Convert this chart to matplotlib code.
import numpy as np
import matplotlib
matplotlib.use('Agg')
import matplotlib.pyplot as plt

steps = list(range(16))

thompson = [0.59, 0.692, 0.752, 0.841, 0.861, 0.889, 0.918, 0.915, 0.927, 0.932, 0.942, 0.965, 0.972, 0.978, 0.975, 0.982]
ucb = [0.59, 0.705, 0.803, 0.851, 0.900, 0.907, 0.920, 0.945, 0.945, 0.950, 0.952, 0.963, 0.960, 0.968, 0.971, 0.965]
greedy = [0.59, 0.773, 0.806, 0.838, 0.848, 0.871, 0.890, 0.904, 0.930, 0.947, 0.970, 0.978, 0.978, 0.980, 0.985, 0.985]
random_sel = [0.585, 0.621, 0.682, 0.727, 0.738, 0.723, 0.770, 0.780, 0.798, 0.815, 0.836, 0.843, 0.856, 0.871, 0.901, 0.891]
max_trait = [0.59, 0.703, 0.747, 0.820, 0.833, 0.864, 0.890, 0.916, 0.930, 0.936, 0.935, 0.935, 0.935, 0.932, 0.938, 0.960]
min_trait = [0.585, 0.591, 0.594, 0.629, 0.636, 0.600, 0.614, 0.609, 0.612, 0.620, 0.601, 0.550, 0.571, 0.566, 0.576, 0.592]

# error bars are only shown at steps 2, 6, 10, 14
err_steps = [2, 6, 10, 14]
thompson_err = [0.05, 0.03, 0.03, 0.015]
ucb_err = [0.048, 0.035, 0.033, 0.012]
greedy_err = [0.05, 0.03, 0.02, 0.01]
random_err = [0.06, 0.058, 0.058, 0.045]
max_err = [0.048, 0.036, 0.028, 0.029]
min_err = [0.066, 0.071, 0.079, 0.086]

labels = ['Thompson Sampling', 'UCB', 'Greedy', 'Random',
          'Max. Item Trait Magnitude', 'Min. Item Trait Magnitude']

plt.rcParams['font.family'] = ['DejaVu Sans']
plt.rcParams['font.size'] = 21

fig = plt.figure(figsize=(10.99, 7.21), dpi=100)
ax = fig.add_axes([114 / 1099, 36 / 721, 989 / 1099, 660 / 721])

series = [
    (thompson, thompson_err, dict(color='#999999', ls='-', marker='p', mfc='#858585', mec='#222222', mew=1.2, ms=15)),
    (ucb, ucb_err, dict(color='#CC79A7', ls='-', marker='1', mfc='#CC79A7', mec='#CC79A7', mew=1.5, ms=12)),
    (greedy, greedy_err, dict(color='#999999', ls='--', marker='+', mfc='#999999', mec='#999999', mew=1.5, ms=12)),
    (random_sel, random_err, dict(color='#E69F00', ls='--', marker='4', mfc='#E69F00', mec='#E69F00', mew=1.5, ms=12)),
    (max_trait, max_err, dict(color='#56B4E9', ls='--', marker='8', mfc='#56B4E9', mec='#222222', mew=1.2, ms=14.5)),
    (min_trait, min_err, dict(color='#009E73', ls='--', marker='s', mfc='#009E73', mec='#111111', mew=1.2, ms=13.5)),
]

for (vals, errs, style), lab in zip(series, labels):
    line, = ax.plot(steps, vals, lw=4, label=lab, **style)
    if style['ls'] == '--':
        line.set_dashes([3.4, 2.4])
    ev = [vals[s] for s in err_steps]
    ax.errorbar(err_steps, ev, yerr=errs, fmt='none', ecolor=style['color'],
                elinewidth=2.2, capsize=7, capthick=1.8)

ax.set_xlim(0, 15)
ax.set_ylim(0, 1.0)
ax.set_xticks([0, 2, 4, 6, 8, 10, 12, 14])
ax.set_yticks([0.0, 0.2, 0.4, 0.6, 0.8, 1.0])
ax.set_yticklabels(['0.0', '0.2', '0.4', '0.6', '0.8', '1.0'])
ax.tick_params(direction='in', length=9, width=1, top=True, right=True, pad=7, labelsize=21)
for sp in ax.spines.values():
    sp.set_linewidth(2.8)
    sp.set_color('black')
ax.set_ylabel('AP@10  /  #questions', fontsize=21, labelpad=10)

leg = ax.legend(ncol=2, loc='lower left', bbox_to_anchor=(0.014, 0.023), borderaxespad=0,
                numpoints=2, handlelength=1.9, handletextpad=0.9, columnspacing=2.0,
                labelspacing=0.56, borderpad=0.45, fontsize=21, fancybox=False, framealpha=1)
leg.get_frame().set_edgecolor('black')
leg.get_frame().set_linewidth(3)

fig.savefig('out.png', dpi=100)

## Aim of the task
Using the material above, quote the first line and each line after it, stopping at and including the line that holds "ax = fig.add_axes([114".

## The answer
Convert this chart to matplotlib code.
import numpy as np
import matplotlib
matplotlib.use('Agg')
import matplotlib.pyplot as plt

steps = list(range(16))

thompson = [0.59, 0.692, 0.752, 0.841, 0.861, 0.889, 0.918, 0.915, 0.927, 0.932, 0.942, 0.965, 0.972, 0.978, 0.975, 0.982]
ucb = [0.59, 0.705, 0.803, 0.851, 0.900, 0.907, 0.920, 0.945, 0.945, 0.950, 0.952, 0.963, 0.960, 0.968, 0.971, 0.965]
greedy = [0.59, 0.773, 0.806, 0.838, 0.848, 0.871, 0.890, 0.904, 0.930, 0.947, 0.970, 0.978, 0.978, 0.980, 0.985, 0.985]
random_sel = [0.585, 0.621, 0.682, 0.727, 0.738, 0.723, 0.770, 0.780, 0.798, 0.815, 0.836, 0.843, 0.856, 0.871, 0.901, 0.891]
max_trait = [0.59, 0.703, 0.747, 0.820, 0.833, 0.864, 0.890, 0.916, 0.930, 0.936, 0.935, 0.935, 0.935, 0.932, 0.938, 0.960]
min_trait = [0.585, 0.591, 0.594, 0.629, 0.636, 0.600, 0.614, 0.609, 0.612, 0.620, 0.601, 0.550, 0.571, 0.566, 0.576, 0.592]

# error bars are only shown at steps 2, 6, 10, 14
err_steps = [2, 6, 10, 14]
thompson_err = [0.05, 0.03, 0.03, 0.015]
ucb_err = [0.048, 0.035, 0.033, 0.012]
greedy_err = [0.05, 0.03, 0.02, 0.01]
random_err = [0.06, 0.058, 0.058, 0.045]
max_err = [0.048, 0.036, 0.028, 0.029]
min_err = [0.066, 0.071, 0.079, 0.086]

labels = ['Thompson Sampling', 'UCB', 'Greedy', 'Random',
          'Max. Item Trait Magnitude', 'Min. Item Trait Magnitude']

plt.rcParams['font.family'] = ['DejaVu Sans']
plt.rcParams['font.size'] = 21

fig = plt.figure(figsize=(10.99, 7.21), dpi=100)
ax = fig.add_axes([114 / 1099, 36 / 721, 989 / 1099, 660 / 721])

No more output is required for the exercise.